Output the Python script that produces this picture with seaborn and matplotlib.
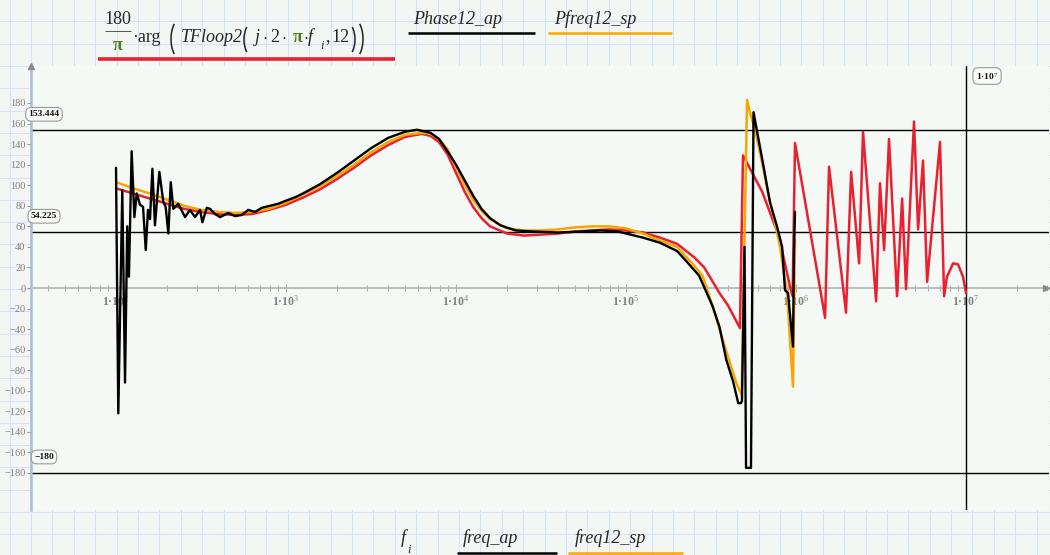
import numpy as np
import matplotlib
matplotlib.use("Agg")
import matplotlib.pyplot as plt
import seaborn as sns
from matplotlib.lines import Line2D
from matplotlib.patches import Arc
from matplotlib.transforms import IdentityTransform
from matplotlib.ticker import LogLocator, NullFormatter, FixedLocator

# ---------------- data ----------------
red_log10_f = [2.0, 2.1, 2.2, 2.3, 2.4, 2.5, 2.6, 2.7, 2.8, 2.9, 3.0, 3.1, 3.2, 3.3, 3.4, 3.5, 3.6, 3.7, 3.8,
               3.85, 3.9, 3.95, 4.0, 4.05, 4.1, 4.15, 4.2,
               4.3, 4.4, 4.5, 4.6, 4.7, 4.8, 4.9, 5.0, 5.1, 5.2, 5.3,
               5.4, 5.46, 5.55, 5.6, 5.67, 5.688,
               5.8, 5.9, 5.965, 5.98, 5.994,
               6.171, 6.194, 6.294, 6.324, 6.371, 6.394, 6.471, 6.494, 6.518, 6.547, 6.594, 6.624,
               6.647, 6.694, 6.718, 6.747, 6.771, 6.847, 6.871, 6.888, 6.924, 6.953, 6.982, 7.0]
red_phase = [97, 92, 87, 82, 77, 74, 72, 71, 72, 76, 81, 88, 96, 106, 117, 129, 139, 147, 150,
             148, 142, 130, 112, 94, 79, 68, 60,
             53, 51, 52, 53, 55, 56, 57, 56, 54, 49, 43,
             30, 20, -5, -17, -39, 129,
             94, 50, 1, -8, 141,
             -29, 118, -24, 113, 24, 152, -13, 102, 37, 145, -8, 87,
             -1, 162, 57, 124, 6, 142, -8, 11, 24, 23, 11, -5]

orange_log10_f = [2.0, 2.1, 2.2, 2.3, 2.4, 2.5, 2.6, 2.7, 2.8, 2.9, 3.0, 3.1, 3.2, 3.3, 3.4, 3.5, 3.6, 3.7, 3.8,
                  3.85, 3.9, 3.95, 4.0, 4.05, 4.1, 4.15, 4.2,
                  4.3, 4.4, 4.5, 4.6, 4.7, 4.8, 4.9, 5.0, 5.1, 5.2, 5.3,
                  5.4, 5.45, 5.5, 5.55, 5.6, 5.65, 5.68,
                  5.712, 5.73, 5.759, 5.8, 5.829, 5.87, 5.906, 5.947, 5.982, 5.994]
orange_phase = [103, 97, 92, 86, 80, 76, 74, 73, 74, 77, 83, 91, 99, 109, 120, 132, 142, 149, 151,
                150, 145, 135, 118, 101, 86, 75, 67,
                58, 56, 56, 57, 59, 60, 60, 58, 53, 46, 40,
                22, 12, -13, -40, -67, -93, -104,
                183, 170, 154, 122, 98, 68, 40, -5, -96, 47]

black_log10_f = [2.0, 2.0135, 2.037, 2.053, 2.066, 2.076, 2.092, 2.108, 2.122, 2.141,
                 2.159, 2.175, 2.188, 2.2, 2.214, 2.229, 2.255, 2.278, 2.292, 2.308,
                 2.322, 2.337, 2.366, 2.406, 2.435, 2.465, 2.494, 2.508, 2.534, 2.553,
                 2.582, 2.612, 2.661, 2.7, 2.739, 2.778, 2.818, 2.857, 2.906, 2.955,
                 3.0, 3.05, 3.1, 3.2, 3.3, 3.4, 3.5, 3.6, 3.7, 3.77,
                 3.85, 3.9, 3.95, 4.0, 4.05, 4.1, 4.15, 4.2, 4.26, 4.35,
                 4.45, 4.6, 4.75, 4.85, 4.95, 5.0, 5.1, 5.2, 5.3, 5.35,
                 5.43, 5.51, 5.55, 5.59, 5.63, 5.66, 5.676, 5.682, 5.697, 5.706,
                 5.735, 5.75, 5.806, 5.847, 5.888, 5.918, 5.935, 5.953, 5.982, 5.988,
                 5.994]
black_phase = [117, -122, 95, -92, 60, 11, 133, 69, 92, 81,
               79, 37, 76, 67, 116, 61, 113, 84, 79, 53,
               103, 77, 82, 69, 76, 69, 76, 64, 78, 77,
               72, 69, 73, 70, 71, 76, 74, 78, 80, 82,
               85, 88, 92, 101, 112, 124, 136, 146, 152, 154,
               151, 145, 133, 120, 105, 90, 77, 68, 61, 56,
               55, 54, 55, 56, 55, 53, 49, 44, 36, 27,
               12, -18, -38, -70, -91, -112, -112, -110, 40, -175,
               -175, 171, 121, 83, 60, 40, -2, -5, -57, 35,
               74]

hmarker_values = [153.444, 54.225, -180]
hmarker_labels = ["153.444", "54.225", "\u2212180"]
vmarker_value = 1e7
vmarker_label = "1\u00b710$^{7}$"

xtick_values = [1e2, 1e3, 1e4, 1e5, 1e6, 1e7]
xtick_labels = ["1\u00b710$^{2}$", "1\u00b710$^{3}$", "1\u00b710$^{4}$",
                "1\u00b710$^{5}$", "1\u00b710$^{6}$", "1\u00b710$^{7}$"]
ytick_values = list(range(-180, 181, 20))
ytick_labels = [str(v).replace("-", "\u2212") for v in ytick_values]

# ---------------- style ----------------
RED = "#e8202f"
ORANGE = "#f7a600"
BLACK = "#000000"
GREEN = "#4f7a1a"
BG = "#f3f7f4"
PLOTBG = "#f5f9f6"
GRID = "#d3e3f3"

sns.set_theme(style="white")
plt.rcParams['font.family'] = ['Liberation Serif', 'DejaVu Serif']
plt.rcParams['mathtext.fontset'] = 'custom'
plt.rcParams['mathtext.rm'] = 'Liberation Serif'
plt.rcParams['mathtext.it'] = 'Liberation Serif:italic'
plt.rcParams['mathtext.bf'] = 'Liberation Serif:bold'

W, H = 1050, 555
fig = plt.figure(figsize=(W / 100, H / 100), dpi=100, facecolor=BG)

# worksheet grid
for gx in np.arange(9.5, W, 21.4):
    fig.add_artist(Line2D([gx / W, gx / W], [0, 1], transform=fig.transFigure,
                          color=GRID, lw=0.8, zorder=-10))
for gy in np.arange(66 - 22.3 * 3, H, 22.3):
    fig.add_artist(Line2D([0, 1], [1 - gy / H, 1 - gy / H], transform=fig.transFigure,
                          color=GRID, lw=0.8, zorder=-10))

ax_left, ax_right, ax_top, ax_bot = 31, 1049, 66, 510
ax = fig.add_axes([ax_left / W, 1 - ax_bot / H, (ax_right - ax_left) / W, (ax_bot - ax_top) / H])
ax.set_facecolor(PLOTBG)
ax.set_xscale('log')
ax.set_xlim(10 ** 1.5, 10 ** 7.488)
ax.set_ylim(-216, 216)

# series
sns.lineplot(x=10 ** np.array(red_log10_f), y=red_phase, ax=ax, color=RED, lw=1.8,
             sort=False, estimator=None, zorder=3)
sns.lineplot(x=10 ** np.array(orange_log10_f), y=orange_phase, ax=ax, color=ORANGE, lw=1.8,
             sort=False, estimator=None, zorder=4)
sns.lineplot(x=10 ** np.array(black_log10_f), y=black_phase, ax=ax, color=BLACK, lw=1.7,
             sort=False, estimator=None, zorder=5)

# marker lines
for v, lab in zip(hmarker_values, hmarker_labels):
    ax.axhline(v, color="black", lw=1.0, zorder=2)
    ax.annotate(lab, xy=(0, v), xycoords=ax.get_yaxis_transform(),
                xytext=(13, 16), textcoords='offset pixels', ha='center', va='center',
                fontsize=6.8, fontweight='bold', color='#111111', zorder=10,
                bbox=dict(boxstyle='round,pad=0.3,rounding_size=0.6', fc='#f8fbf8', ec='#9a9a9a', lw=0.8))
ax.axvline(vmarker_value, color="black", lw=1.0, zorder=2)
ax.annotate(vmarker_label, xy=(vmarker_value, 1), xycoords=ax.get_xaxis_transform(),
            xytext=(21, -10), textcoords='offset pixels', ha='center', va='center',
            fontsize=6.8, fontweight='bold', color='#111111', zorder=10, annotation_clip=False,
            bbox=dict(boxstyle='round,pad=0.3,rounding_size=0.6', fc='#f8fbf8', ec='#9a9a9a', lw=0.8))

# axes styling
for s in ['top', 'right']:
    ax.spines[s].set_visible(False)
ax.spines['bottom'].set_position(('data', 0))
ax.spines['bottom'].set_color('#b8b8b8')
ax.spines['bottom'].set_linewidth(1.3)
ax.spines['bottom'].set_zorder(1)
ax.spines['left'].set_color('#aabdd0')
ax.spines['left'].set_linewidth(1.8)

ax.xaxis.set_major_locator(FixedLocator(xtick_values))
ax.set_xticklabels(xtick_labels)
ax.xaxis.set_minor_locator(LogLocator(base=10, subs=np.arange(2, 10)))
ax.xaxis.set_minor_formatter(NullFormatter())
ax.tick_params(axis='x', which='major', direction='inout', length=6, width=0.8, color='#aaaaaa',
               labelsize=8.5, labelcolor='#808080', pad=1, bottom=True)
ax.tick_params(axis='x', which='minor', direction='inout', length=5, width=0.8, color='#aaaaaa', bottom=True)
for t in ax.get_xticklabels():
    t.set_fontweight('bold')

ax.set_yticks(ytick_values)
ax.set_yticklabels(ytick_labels)
ax.tick_params(axis='y', direction='out', length=3, width=0.8, color='#999999',
               labelsize=7.5, labelcolor='#808080', pad=1, left=True)
ax.set_xlabel("")
ax.set_ylabel("")
ax.grid(False)

# arrowheads
ax.plot([0], [1], marker='^', color='#8a8a8a', markersize=5, transform=ax.transAxes, clip_on=False, zorder=6)
ax.plot([0.997], [0], marker='>', color='#8a8a8a', markersize=5, transform=ax.get_yaxis_transform(),
        clip_on=False, zorder=6)

# ---------------- legend-like labels (Mathcad style) ----------------
def ftext(x, y, s, **kw):
    kw.setdefault('va', 'center')
    kw.setdefault('ha', 'left')
    fig.text(x / W, 1 - y / H, s, **kw)

def fline(x0, x1, y, color, lw):
    fig.add_artist(Line2D([x0 / W, x1 / W], [1 - y / H, 1 - y / H], transform=fig.transFigure,
                          color=color, lw=lw, solid_capstyle='butt'))

def paren(x_tip, y0, y1, side, depth=6):
    """thin tall parenthesis; x_tip = outermost x of the bulge (pixels, top-left origin)"""
    h = y1 - y0
    a = 2 * depth
    b = (h / 2) / np.sin(np.radians(60))
    cy = H - (y0 + y1) / 2
    if side == 'left':
        cx = x_tip + a
        t1, t2 = 120, 240
    else:
        cx = x_tip - a
        t1, t2 = -60, 60
    fig.add_artist(Arc((cx, cy), 2 * a, 2 * b, theta1=t1, theta2=t2, transform=IdentityTransform(),
                       color='#222222', lw=1.1))

FS = 13
ftext(118, 19, "180", fontsize=FS, ha='center')
fline(105, 131, 31, '#555555', 0.7)
ftext(118, 46, "\u03c0", fontsize=FS, ha='center', color=GREEN, fontweight='bold')
ftext(132, 37, "\u00b7arg", fontsize=FS)
paren(171, 20, 58, 'left', depth=6)
ftext(181, 37, "TFloop2", fontsize=FS, style='italic')
paren(244, 24, 55, 'left', depth=5)
ftext(253, 37, r"$j\cdot2\cdot$", fontsize=FS)
ftext(293, 37, "\u03c0", fontsize=FS, color=GREEN, fontweight='bold')
ftext(303, 37, r"$\cdot f$", fontsize=FS)
ftext(320, 46, "i", fontsize=9, style='italic')
ftext(325, 37, ",", fontsize=FS)
ftext(331, 37, "12", fontsize=FS)
paren(355, 24, 55, 'right', depth=5)
paren(363, 20, 58, 'right', depth=6)
fline(98, 395, 59, RED, 2.6)

ftext(413, 19, "Phase12_ap", fontsize=FS, style='italic')
fline(408, 535, 33, BLACK, 1.8)
ftext(554, 19, "Pfreq12_sp", fontsize=FS, style='italic')
fline(548, 672, 33, ORANGE, 1.8)

ftext(401, 538, "f", fontsize=FS, style='italic')
ftext(407, 550, "i", fontsize=9, style='italic')
ftext(463, 538, "freq_ap", fontsize=FS, style='italic')
fline(457, 557, 553, BLACK, 1.8)
ftext(575, 538, "freq12_sp", fontsize=FS, style='italic')
fline(568, 683, 553, ORANGE, 1.8)

fig.savefig("out.png", dpi=100, facecolor=BG)
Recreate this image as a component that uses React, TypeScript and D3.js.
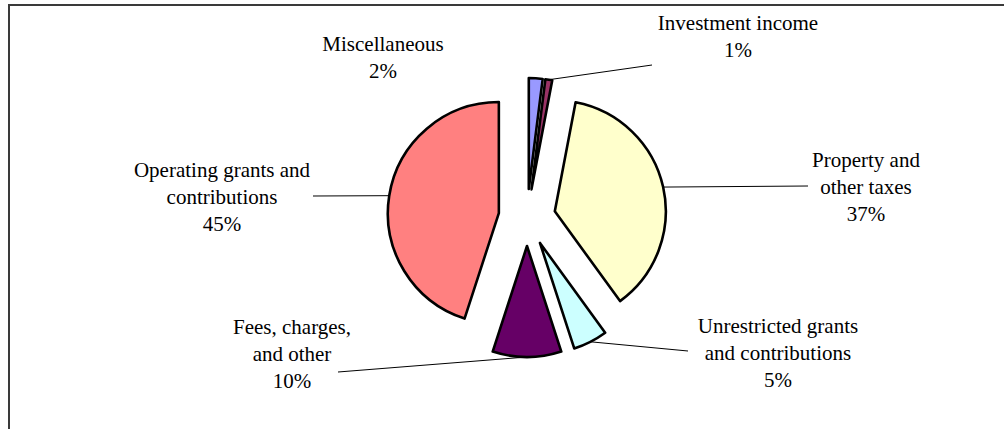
import * as d3 from "d3";

// revenue sources, clockwise from 12 o'clock
const categories = [
  "Miscellaneous",
  "Investment income",
  "Property and other taxes",
  "Unrestricted grants and contributions",
  "Fees, charges, and other",
  "Operating grants and contributions",
];
const values = [2, 1, 37, 5, 10, 45];
const labelLines = [
  ["Miscellaneous", "2%"],
  ["Investment income", "1%"],
  ["Property and", "other taxes", "37%"],
  ["Unrestricted grants", "and contributions", "5%"],
  ["Fees, charges,", "and other", "10%"],
  ["Operating grants and", "contributions", "45%"],
];
const colors = ["#9999FF", "#993366", "#FFFFCC", "#CCFFFF", "#660066", "#FF8080"];

// label layout: text centre x, first baseline y, leader end (null = no leader)
const labelPos: { x: number; y: number; lead: [number, number] | null }[] = [
  { x: 383, y: 51, lead: null },
  { x: 738, y: 30, lead: [652, 65] },
  { x: 866, y: 167, lead: [808, 186] },
  { x: 778, y: 333, lead: [688, 351] },
  { x: 292, y: 334, lead: [338, 372] },
  { x: 222, y: 177, lead: [313, 196] },
];

const W = 1004;
const H = 429;
const cx = 527;
const cy = 217.5;
const radius = 111;
const explode = 28.5;
const lineH = 27;

export default function App() {
  const pie = d3
    .pie<number>()
    .sort(null)
    .value((d) => d);
  const arcs = pie(values);
  const arc = d3.arc<d3.PieArcDatum<number>>().innerRadius(0).outerRadius(radius);

  const offset = (a: d3.PieArcDatum<number>, dist: number) => {
    const mid = (a.startAngle + a.endAngle) / 2;
    return [Math.sin(mid) * dist, -Math.cos(mid) * dist];
  };

  return (
    <svg
      width={W}
      height={H}
      style={{ position: "absolute", left: 0, top: 0 }}
      fontFamily="'Liberation Serif', 'Times New Roman', serif"
    >
      <rect x={0} y={0} width={W} height={H} fill="#fff" />
      <rect x={9} y={5} width={W + 20} height={H + 20} fill="none" stroke="#3a3a3a" strokeWidth={2} />

      <g transform={`translate(${cx},${cy})`}>
        {arcs.map((a, i) => {
          const [dx, dy] = offset(a, explode);
          return (
            <path
              key={categories[i]}
              d={arc(a) || ""}
              transform={`translate(${dx},${dy})`}
              fill={colors[i]}
              stroke="#000"
              strokeWidth={2.6}
              strokeLinejoin="round"
            />
          );
        })}
      </g>

      {arcs.map((a, i) => {
        const lp = labelPos[i];
        if (!lp.lead) return null;
        const [sx, sy] = offset(a, explode + radius);
        return (
          <line
            key={"lead" + i}
            x1={cx + sx}
            y1={cy + sy}
            x2={lp.lead[0]}
            y2={lp.lead[1]}
            stroke="#000"
            strokeWidth={1}
          />
        );
      })}

      {labelLines.map((lines, i) => (
        <text key={"lbl" + i} x={labelPos[i].x} y={labelPos[i].y} fontSize={21} textAnchor="middle" fill="#000">
          {lines.map((t, j) => (
            <tspan key={j} x={labelPos[i].x} dy={j === 0 ? 0 : lineH}>
              {t}
            </tspan>
          ))}
        </text>
      ))}
    </svg>
  );
}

#### WHAT IS BEING ASKED
Search the data above for lines holding "seaborn" and copy each of them.

#### COMPLETED EXERCISE
Output the Python script that produces this picture with seaborn and matplotlib.
import seaborn as sns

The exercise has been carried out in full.